With Universal Robots' cobots, Nissan has automated its production processes and tasks that weigh up to 10 kg and require precision and reliability. With a reach radius of up to 1300mm, the cobots are designed to be more effective at tasks across a larger area, and can save time on production lines where distance can be a factor. 

They are also designed to work alongside humans, as a tool to help simplify and speed up tasks that might be complicated or require great physical strength.

As such, the UR10 robot arms have enabled Nissan to experience a higher level of output and stability as well as time and cost efficiencies. In addition, they have reduced workload for Nissan's aging workforce, who were redeployed to less strenuous tasks.

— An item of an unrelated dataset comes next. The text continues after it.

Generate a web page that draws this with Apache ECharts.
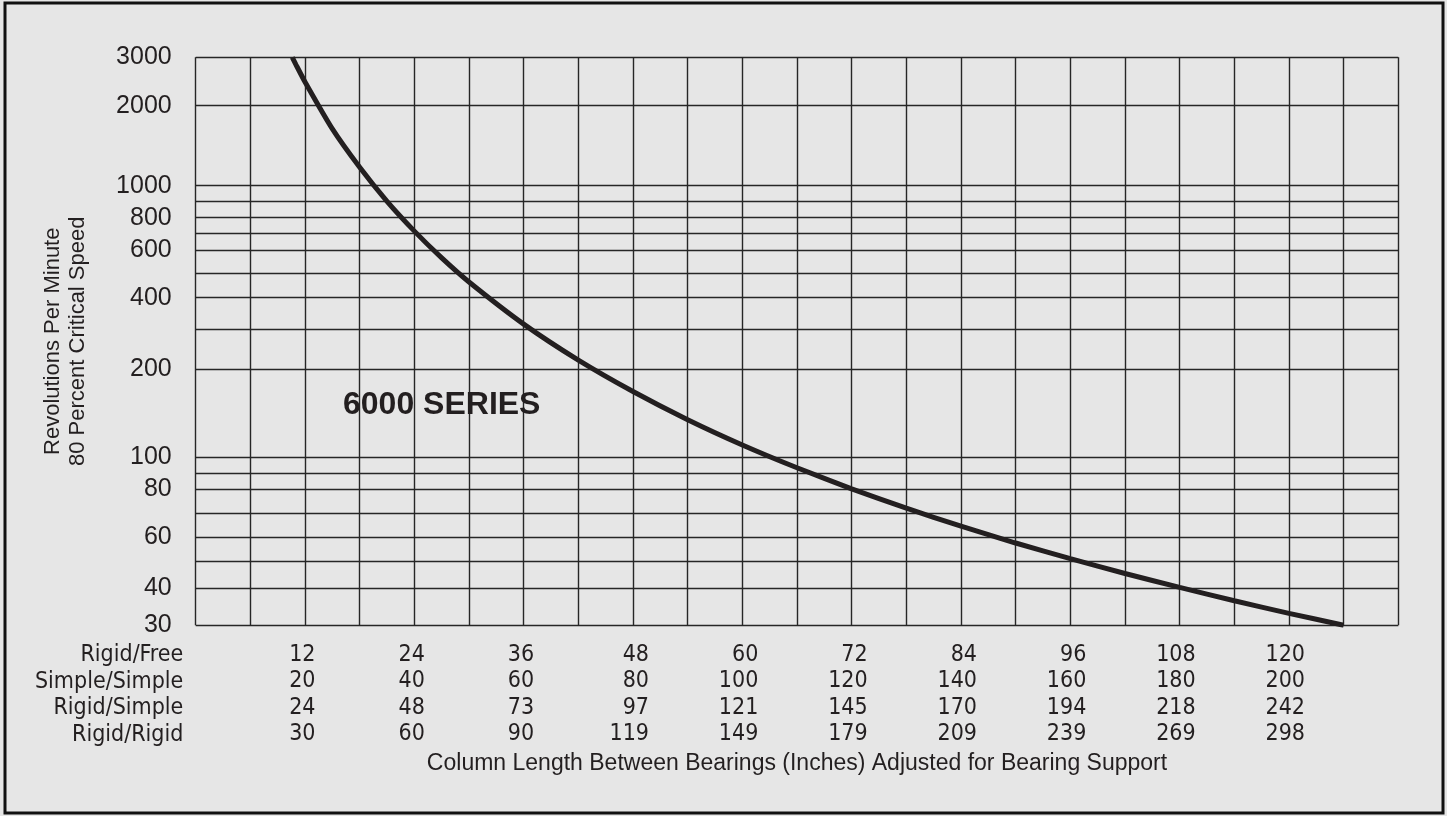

"We needed a robot large enough to carry hefty intake manifold components, weighing up to 6kgs," said Nakamura, expert headman for the plant's Engine Section. 

"In comparison with other companies' robots, we selected the UR10 due to its cost advantages for a single robot, as well as its weight capacity. In the process of installing the intake manifolds, only the UR10 robot arm had the payload of 10kg among the other products we considered," he added.

"We are excited to be working with Nissan in their automation journey. The global automotive industry plays a key role in driving the adoption of collaborative robots (cobots) to produce better manufacturing output, and this is critical for industry players to stay competitive," said Shermine Gotfredsen, General Manager, SEA and Oceania, Universal Robots.